Indonesia, dengan kekayaan mineral yang melimpah, memiliki posisi strategis untuk memenuhi kebutuhan pasar global. Namun, tantangan utama bagi pemerintah adalah memastikan regulasi yang mendukung dan menarik minat investor untuk melakukan eksplorasi mineral, khususnya mineral kritis. Diharapkan pemerintahan baru dapat menemukan solusi terbaik untuk mendorong investasi di sektor ini, sehingga potensi besar mineral strategis Indonesia bisa dimanfaatkan secara optimal.
Selain itu, kepastian usaha jangka panjang bagi perusahaan pemegang Izin Usaha Pertambangan Khusus Operasi Produksi (IUPK-POK) sangatlah krusial. Dukungan pemerintah dalam memberikan kepastian regulasi diperlukan agar pelaku usaha bisa merencanakan investasi jangka panjang di tengah ketidakpastian global, baik dari sisi ekonomi maupun pendanaan.

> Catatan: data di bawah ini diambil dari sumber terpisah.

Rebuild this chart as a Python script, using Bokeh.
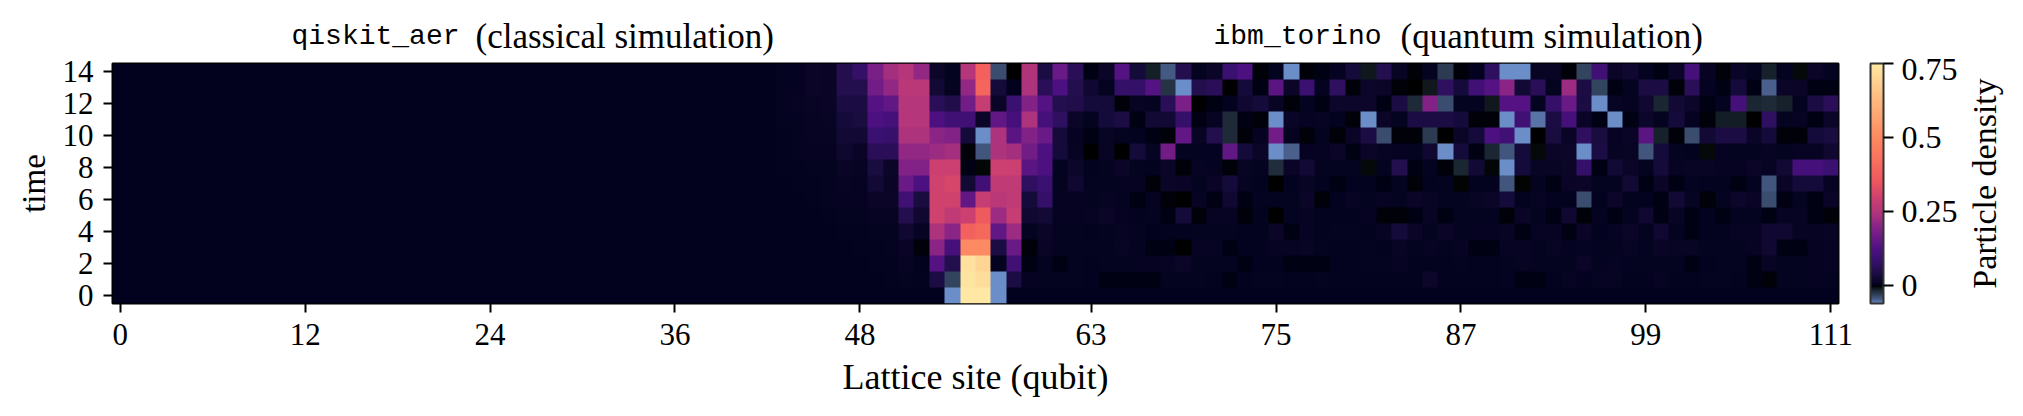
from bokeh.embed import file_html
from bokeh.resources import INLINE
from bokeh.plotting import figure
from bokeh.layouts import column
from bokeh.core.properties import value
from bokeh.models import LinearColorMapper, ColorBar, FixedTicker, Label
import numpy as np

# sites 43..62, one list per time step
mid14 = [.003,.004,.012,.01,.05,.08,.18,.23,.25,.21,.015,.003,.25,.38,-.04,-.003,.245,.04,.16,.06]
mid13 = [.003,.004,.012,.01,.05,.05,.17,.21,.26,.26,.025,.003,.21,.39,.03,0,.24,.06,.12,.05]
mid12 = [.002,.006,.008,.01,.04,.04,.13,.15,.25,.25,.06,.045,.17,.28,.01,.09,.19,.13,.05,.045]
mid11 = [.002,.004,.006,.008,.03,.035,.12,.11,.25,.25,.12,.1,.10,.012,.15,.11,.24,.11,.07,.012]
mid10 = [.001,.003,.005,.005,.025,.025,.09,.085,.24,.24,.2,.19,.03,-.062,.24,.14,.19,.16,.03,.004]
mid9  = [.001,.002,.004,.004,.018,.01,.06,.06,.21,.21,.22,.23,-.002,-.045,.24,.23,.17,.12,.03,.006]
mid8  = [.001,.001,.002,.003,.01,.006,.035,.012,.19,.19,.29,.29,-.001,-.005,.29,.29,.14,.12,.002,.015]
mid7  = [0,.001,.001,.002,.005,.004,.025,.01,.16,.12,.3,.31,.025,.1,.27,.27,.07,.09,.002,.02]
mid6  = [0,0,.001,.002,.004,.004,.012,.012,.1,.035,.3,.3,.15,.28,.26,.27,.03,.08,.004,.004]
mid5  = [0,0,0,.001,.002,.002,.006,.006,.05,.02,.3,.27,.29,.36,.22,.28,.02,.025,.004,.004]
mid4  = [0,0,0,0,.001,.001,.003,.003,.02,.006,.24,.2,.38,.4,.15,.22,.002,.012,.002,.003]
mid3  = [0,0,0,0,0,.001,.001,.002,.01,-.002,.2,.11,.5,.5,.04,.16,-.002,.01,.003,.003]
mid2  = [0,0,0,0,0,0,.001,.001,.005,0,.13,.05,.73,.70,.003,.1,-.001,.002,-.001,.002]
mid1  = [0,0,0,0,0,0,0,.001,.003,.001,.04,-.035,.74,.72,-.062,.04,.004,.002,.002,.003]
mid0  = [0,0,0,0,0,0,0,0,0,0,0,-.062,.75,.75,-.062,0,0,0,0,0]

# sites 63..111, one list per time step
q14 = [-.001,.012,.13,.03,-.015,-.047,.05,.002,.012,.09,.12,-.002,.002,-.062,-.002,-.001,.004,.03,-.012,.05,.008,-.002,
       .003,-.03,-.002,.001,.07,-.062,-.062,.008,.008,-.002,-.035,.1,.012,.02,.003,-.001,.012,.11,.006,-.002,.01,.002,
       -.016,.003,-.006,.012,.002]
q13 = [.02,.003,.08,.08,.13,-.025,-.062,.05,.06,-.003,.03,-.001,.14,.012,.09,.003,.07,-.002,.015,.012,-.002,-.003,
       -.012,.07,.03,.1,.13,.2,.025,.06,.003,.22,.04,-.035,-.001,.002,.04,.04,-.002,.06,.004,-.001,.03,-.001,
       -.05,.012,.012,-.001,-.001]
q12 = [.03,.03,-.002,.006,.002,.06,.18,-.003,-.001,.001,.02,.03,.008,-.002,.002,-.001,.015,.015,.015,-.001,.04,-.02,
       .19,-.04,.002,.002,-.012,.13,.13,.002,.08,.16,.04,-.062,.008,.004,.02,-.018,.025,.015,-.001,.003,.11,-.018,
       -.02,-.016,.002,.04,.06]
q11 = [.002,.03,.04,-.001,.025,.025,.08,-.001,.006,-.02,-.001,-.002,-.062,.01,.004,.006,.001,-.002,-.062,.012,.003,.04,
       .04,.04,.03,-.002,-.002,-.062,.1,-.055,.04,.11,.01,-.001,-.062,-.001,.015,.002,.03,.004,-.002,-.014,-.014,-.003,
       .07,.002,.006,-.001,.012]
q10 = [-.001,.008,.003,.001,-.001,-.002,.15,.008,.05,-.02,-.002,.004,.17,.002,-.002,.002,-.002,.01,.04,-.04,-.002,-.002,
       -.03,-.003,.012,.03,.12,.1,-.062,-.003,.035,.01,.07,.035,.005,.01,.14,-.016,-.002,-.04,.025,.04,.04,.01,
       .03,-.002,-.002,.03,.035]
q9  = [-.003,.008,-.003,.03,.006,.17,.002,.002,.004,.15,.03,.012,-.062,-.05,.004,.004,.012,-.001,.012,.006,.004,.003,
       .02,-.062,.03,-.001,-.018,-.045,.03,-.006,.012,.015,-.062,.04,.005,.008,-.045,.03,.003,.001,-.006,.004,.002,.002,
       .006,.002,.006,.005,.02]
q8  = [.001,.003,.012,.002,.001,.012,-.002,.006,.002,-.002,.008,.003,-.022,.01,.025,.002,.002,.002,-.006,.002,.05,-.001,
       .002,-.002,-.018,.025,-.005,-.062,.03,.008,.008,.012,.08,-.001,.025,.012,.002,.03,.005,.008,.008,.004,.004,.012,
       .005,.025,.11,.11,.09]
q7  = [.002,.003,.004,.004,-.002,.012,.01,.003,.01,.03,.006,.001,-.003,.001,.008,.001,-.001,.001,.001,-.001,.002,-.002,
       .001,.002,-.004,.001,.001,-.045,-.004,.003,-.001,.01,.012,.003,.003,.025,-.001,.012,-.001,.003,.001,.001,-.001,.002,
       -.045,.01,.03,.03,.005]
q6  = [.002,.006,.003,-.001,.004,-.002,-.003,.006,-.001,.02,-.001,.003,.003,.002,.012,-.002,.001,.006,.002,.006,.002,.012,
       .008,.003,.003,.008,.012,.03,.001,.005,.001,.001,-.04,.001,.015,.001,.001,-.001,.025,.006,-.002,.002,.015,.01,
       -.04,-.001,.002,-.001,.01]
q5  = [.006,.012,.004,.001,.002,-.001,.03,-.002,.006,.005,-.002,.001,-.003,.002,.006,.001,.001,.001,.004,-.002,-.002,-.001,
       .008,-.001,.003,.002,.002,-.002,.01,.002,-.001,.02,-.002,.002,-.001,.002,.02,-.001,.008,-.001,.001,-.001,.002,.003,
       -.001,.006,.006,-.001,-.002]
q4  = [.001,.002,.005,.002,0,.001,.001,.002,.002,.003,.001,.001,.012,-.001,.006,.001,.002,.002,.001,.006,.03,.012,
       .002,.012,.003,.004,.004,.008,-.001,.006,.005,-.001,.012,.001,.006,.012,.002,.02,.002,-.001,.001,.001,.006,.006,
       .02,.02,.005,.005,.008]
q3  = [.003,.002,.008,.003,-.001,-.001,-.003,.006,.006,-.001,.001,.001,.006,.006,.007,.002,.001,.001,.002,.001,.008,.002,
       .005,.002,.006,-.001,-.001,.006,.005,.003,.008,.002,.006,.002,.002,.008,.002,.01,.008,.007,.002,.002,.002,.005,
       .02,-.001,-.001,.004,.006]
q2  = [.001,.002,.003,.004,.004,.006,.012,.003,.003,.002,-.001,.001,.001,-.001,-.001,-.001,.001,.001,.002,.002,.006,.001,
       .001,.001,.002,.001,.001,.002,.005,.002,.002,.002,.012,.002,.006,.002,.002,.002,.002,-.001,.001,.002,.002,-.001,
       .008,.002,.003,.004,.005]
q1  = [.001,-.001,-.001,-.001,-.001,.002,.003,.002,.001,-.001,.001,.003,.003,.001,.001,.002,.001,.001,.001,.001,.001,.001,
       .015,.001,.001,.001,.001,.002,-.001,-.001,.001,.006,.001,.005,.005,.001,.001,.005,.001,.001,.002,.002,.001,-.001,
       -.002,.002,.003,.004,.002]
q0  = [0] * 49

left_sites = [0] * 43
mids = [mid0, mid1, mid2, mid3, mid4, mid5, mid6, mid7, mid8, mid9, mid10, mid11, mid12, mid13, mid14]
quants = [q0, q1, q2, q3, q4, q5, q6, q7, q8, q9, q10, q11, q12, q13, q14]

x_ticks = [0, 12, 24, 36, 48, 63, 75, 87, 99, 111]
y_ticks = [0, 2, 4, 6, 8, 10, 12, 14]
cb_ticks = [0, 0.25, 0.5, 0.75]
cb_labels = {0: "0", 0.25: "0.25", 0.5: "0.5", 0.75: "0.75"}

density = np.array([left_sites + m + q for m, q in zip(mids, quants)], dtype=float)

# colour scale: value -> colour
scale_v = [-.062, -.05, -.035, -.02, -.01, -.003, 0, .01, .03, .06, .09, .12, .16, .20, .25, .30, .35, .42, .5, .6, .75]
scale_c = ["#6b8ec8", "#4a5f8c", "#33445f", "#1e2a38", "#0c1418", "#000000", "#02021e", "#0a0526", "#150b3a",
           "#2a0f58", "#3a1070", "#4c1080", "#6a1a86", "#8a2586", "#b5367a", "#d0426e", "#ee5660", "#f8705c",
           "#fd8a62", "#feb078", "#fee8a4"]
low, high = scale_v[0], scale_v[-1]
rgb = np.array([[int(c[i:i + 2], 16) for i in (1, 3, 5)] for c in scale_c], dtype=float)
grid = np.linspace(low, high, 813)
palette = ["#%02x%02x%02x" % tuple(int(round(np.interp(g, scale_v, rgb[:, k]))) for k in range(3)) for g in grid]
mapper = LinearColorMapper(palette=palette, low=low, high=high)

SERIF = "Liberation Serif"
MONO = "Liberation Mono"

# strip above the heatmap that carries the two mixed-font titles; its frame lines up with the heatmap's
top = figure(width=2015, height=58, output_backend="svg", toolbar_location=None,
             x_range=(112, 1838), y_range=(58, 0), x_axis_type=None, y_axis_type=None,
             min_border=0, outline_line_color=None)
top.grid.visible = False
for txt, tx, font, size in [("qiskit_aer", 291, MONO, "28px"), ("(classical simulation)", 475, SERIF, "35px"),
                            ("ibm_torino", 1213, MONO, "28px"), ("(quantum simulation)", 1400, SERIF, "35px")]:
    top.text(x=[tx], y=[36], text=[txt], text_font=value(font), text_font_size=value(size),
             text_color="black", text_baseline="alphabetic", text_align="left")

p = figure(width=2015, height=350, output_backend="svg", toolbar_location=None,
           x_range=(-0.5, 111.5), y_range=(-0.5, 14.5),
           min_border_left=112, min_border_right=177, min_border_top=5, min_border_bottom=105,
           x_axis_label="Lattice site (qubit)", y_axis_label="time")
p.grid.visible = False
p.image(image=[density], x=-0.5, y=-0.5, dw=112, dh=15, color_mapper=mapper)
p.outline_line_color = "black"
p.outline_line_width = 2

p.xaxis.ticker = FixedTicker(ticks=x_ticks)
p.yaxis.ticker = FixedTicker(ticks=y_ticks)
for ax in (p.xaxis[0], p.yaxis[0]):
    ax.axis_line_color = None
    ax.major_tick_in = 0
    ax.major_tick_out = 9
    ax.major_tick_line_width = 2
    ax.minor_tick_line_color = None
    ax.major_label_text_font = SERIF
    ax.major_label_text_font_size = "31px"
    ax.major_label_text_color = "black"
    ax.axis_label_text_font = SERIF
    ax.axis_label_text_font_size = "36px"
    ax.axis_label_text_font_style = "normal"
    ax.axis_label_text_color = "black"
p.xaxis.major_label_standoff = 11
p.xaxis.axis_label_standoff = 9
p.yaxis.major_label_standoff = 10
p.yaxis.major_label_orientation = "horizontal"
p.yaxis.axis_label_standoff = 8
p.yaxis.axis_label_text_font_size = "33px"

cb = ColorBar(color_mapper=mapper, location=(1758, 0), width=13, height=240, padding=0, margin=0,
              ticker=FixedTicker(ticks=cb_ticks), major_label_overrides=cb_labels,
              major_tick_in=0, major_tick_out=10, major_tick_line_color="black", major_tick_line_width=2,
              minor_tick_line_color=None, bar_line_color="#333333", bar_line_width=2,
              major_label_text_font=SERIF, major_label_text_font_size="32px",
              major_label_text_color="black", label_standoff=8, background_fill_alpha=0)
p.add_layout(cb)

p.add_layout(Label(text="Particle density", x=121.0, y=7, text_font=SERIF, text_font_size="34px", text_color="black",
                   angle=np.pi / 2, text_align="center", text_baseline="alphabetic"), "right")

open("out.html", "w").write(file_html(column(top, p), INLINE))
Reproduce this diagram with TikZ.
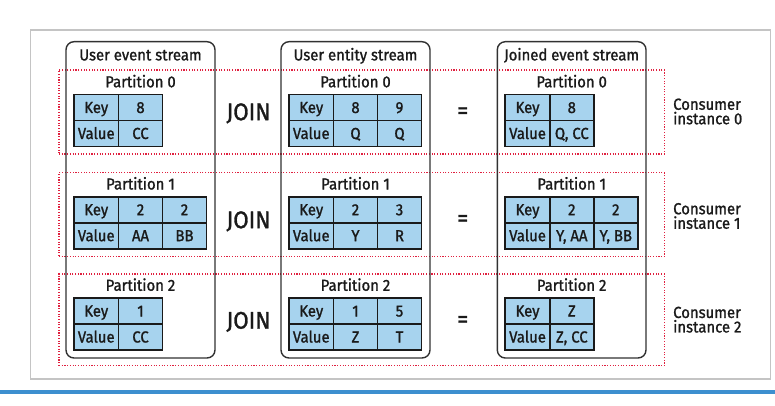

Pada akhirnya, peresmian smelter tembaga milik PTFI, PTAMNT, serta smelter alumina milik ANTAM adalah momentum penting yang menandai babak baru dalam perjalanan panjang penghiliran mineral di Indonesia. Diharapkan, langkah ini akan memberikan kontribusi signifikan dalam mewujudkan visi Indonesia Maju pada tahun 2045, di mana penghiliran mineral akan menjadi salah satu fondasi utama bagi pertumbuhan industri dalam negeri.